Okay, I have a confession to make. It's now Day 11 of the sleep challenge -- not even halfway through -- and I've fallen off the sleep wagon. But I have a very good excuse. Of course, everyone who falls off the wagon -- any wagon -- has a very good excuse.
My lapse happened on Monday night (Day 8). I was hosting a dinner for two friends who were in town from Washington. As the night progressed, everyone was having such a great time no one wanted it to end. Including me. At about 11:30, I started feeling guilty. I knew that I had to be up the next morning at 6:30, so I had already overshot my appointed sleep time by an hour. Now, unless I immediately fell asleep in my chair, I was looking at not even getting seven hours of sleep -- let alone the eight hours that is my goal.
My compatriot Zorba the Greek suddenly popped into my head, reminding me that life is about living each moment fully. You can't let anything, Zorba whispered in my ear, even something as positive as the sleep challenge, get in the way of fully embracing the moment.
So I surrendered to my inner Zorba (opa!), and ended up going to bed at 2. When my alarm went off at 6:30 the next morning, I knew that I was going to pay a stiff price. But it didn't become clear just how stiff until 3 that afternoon when I really began to drag. I soon found myself yawning at the most inappropriate time: while helping my daughter with a school project.

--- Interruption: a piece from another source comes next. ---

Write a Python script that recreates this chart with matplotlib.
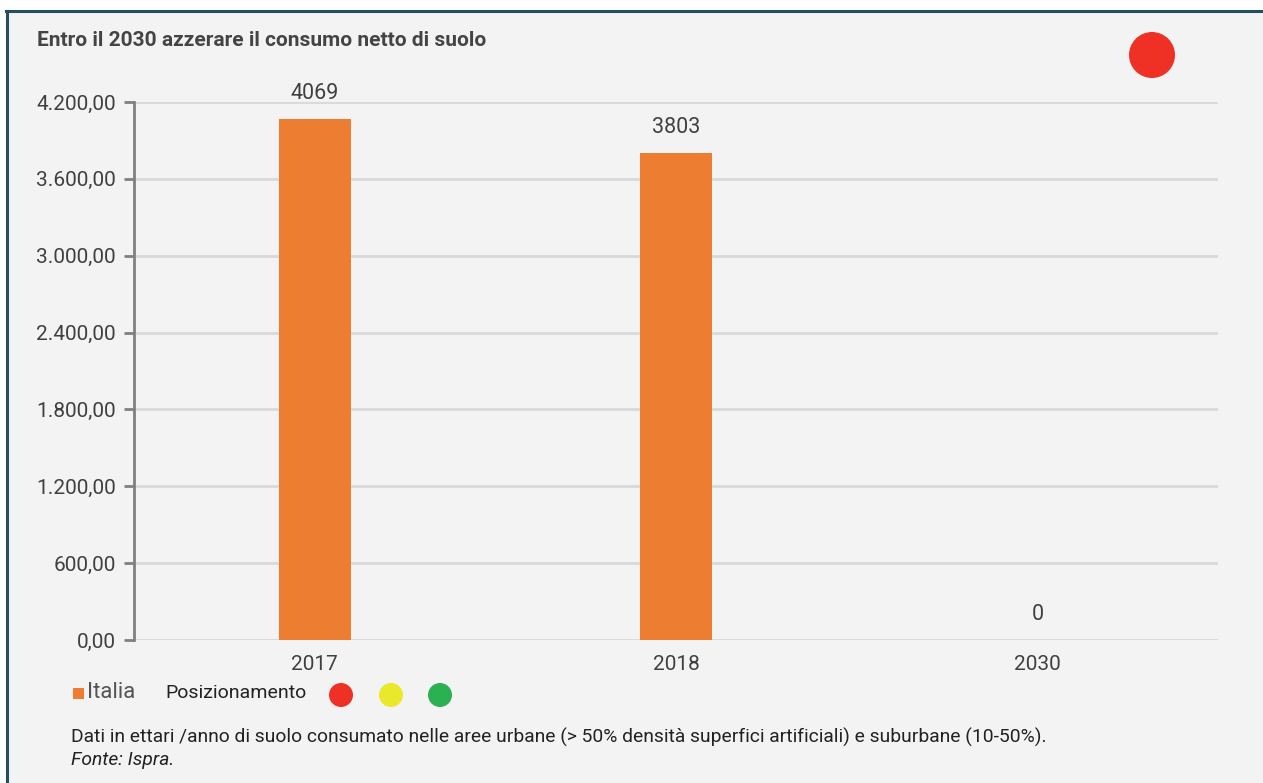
import matplotlib.pyplot as plt
from matplotlib.patches import Ellipse, Rectangle
from matplotlib.ticker import FuncFormatter

plt.rcParams['font.family'] = ['Roboto', 'DejaVu Sans']

# data
years = ["2017", "2018", "2030"]
italia = [4069, 3803, 0]
y_ticks = [0, 600, 1200, 1800, 2400, 3000, 3600, 4200]
status_colors = ["#ee3124", "#e9e82a", "#2bb052"]
current_status = "#ee3124"

W, H = 1263, 783
fig = plt.figure(figsize=(W / 100, H / 100), dpi=100)
fig.patch.set_facecolor("white")


def fx(px):
    return px / W


def fy(py):
    return 1 - py / H


def dot(cx, cy, r, color):
    fig.add_artist(Ellipse((fx(cx), fy(cy)), 2 * r / W, 2 * r / H, transform=fig.transFigure,
                           facecolor=color, edgecolor="none", zorder=5))


# panel background with dark top/left border
fig.add_artist(Rectangle((fx(6), 0), 1 - fx(6), fy(11), transform=fig.transFigure,
                         facecolor="#f3f3f3", edgecolor="none", zorder=-10))
fig.add_artist(plt.Line2D([fx(6), 1], [fy(11), fy(11)], color="#234f5e", lw=2.2, zorder=-5))
fig.add_artist(plt.Line2D([fx(7), fx(7)], [0, fy(11)], color="#234f5e", lw=2.2, zorder=-5))

ax = fig.add_axes([fx(134), fy(640), (1218 - 134) / W, (640 - 102) / H])
ax.patch.set_alpha(0)

x = range(len(years))
ax.bar(x, italia, width=0.2, color="#ed7d31", zorder=3)
for xi, v in zip(x, italia):
    ax.annotate(str(v), (xi, v), xytext=(0, 18), textcoords="offset points",
                ha="center", va="center", fontsize=15.5, color="#404040")

ax.set_xlim(-0.5, 2.5)
ax.set_ylim(0, 4200)
ax.set_yticks(y_ticks)
ax.yaxis.set_major_formatter(FuncFormatter(
    lambda v, p: f"{v:,.2f}".replace(",", "X").replace(".", ",").replace("X", ".")))
ax.set_xticks(list(x))
ax.set_xticklabels(years)
ax.grid(axis="y", color="#d9d9d9", lw=2, zorder=0)
for s in ["top", "right", "bottom"]:
    ax.spines[s].set_visible(False)
ax.spines["left"].set_color("#808080")
ax.spines["left"].set_linewidth(2)
ax.spines["left"].set_zorder(4)
ax.tick_params(axis="y", length=7, width=2, color="#808080", labelsize=15,
               labelcolor="#404040", pad=6)
ax.tick_params(axis="x", length=0, labelsize=15, labelcolor="#404040", pad=11)

# title and status marker
fig.text(fx(37), fy(40), "Entro il 2030 azzerare il consumo netto di suolo",
         fontsize=15, fontweight="bold", color="#444444", va="center")
dot(1152, 55, 23, current_status)

# legend row
fig.add_artist(Rectangle((fx(73), fy(699)), 11 / W, 11 / H, transform=fig.transFigure,
                         facecolor="#ed7d31", edgecolor="none"))
fig.text(fx(87), fy(693), "Italia", fontsize=16, color="#555555", va="center")
fig.text(fx(165), fy(693), "Posizionamento", fontsize=14, color="#222222", va="center")
for cx, c in zip([341, 391, 440], status_colors):
    dot(cx, 695, 12, c)

# footer
fig.text(fx(71), fy(737),
         "Dati in ettari /anno di suolo consumato nelle aree urbane (> 50% densità superfici "
         "artificiali) e suburbane (10-50%).",
         fontsize=13.9, color="#222222", va="center")
fig.text(fx(71), fy(760), "Fonte: Ispra.", fontsize=13.9, color="#222222",
         va="center", style="italic")

fig.savefig("out.png", dpi=100)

"If you find this so boring, you don't have to help me," she chided. Another wave of guilt washed over me. I thought of my mother, who used to say of being a mom: "When they take the baby out, they put the guilt in."
As the afternoon dragged on, I remembered that I had another dinner to go to that night, this one thrown by a friend. I quickly looked at my schedule to see if I had time to grab an emergency nap -- or a 15-minute meditation. Alas, the rest of the day was filled with meetings and conference calls.
Luckily my second wind -- or was it the third? -- kicked in, and I made it through dinner. I even fought off the urge to avail myself of the quick energy jolt of a sugary dessert -- I'd already maxed out my guilt meter for the day.
I made it home in time to crawl into bed and meet my eight-hour sleep goal -- and had a fabulous, creative, and joy-filled next day as a result. I could really feel the difference between not getting enough sleep and getting the right amount.
So here is my existential question for you, dear readers: What's your call? Do you cut short a fun night to avoid paying the groggy-headed price the next day or do you embrace the moment, pay the price willingly, and accept that perfection is a goal not only unattainable, but sometimes not worth struggling to attain?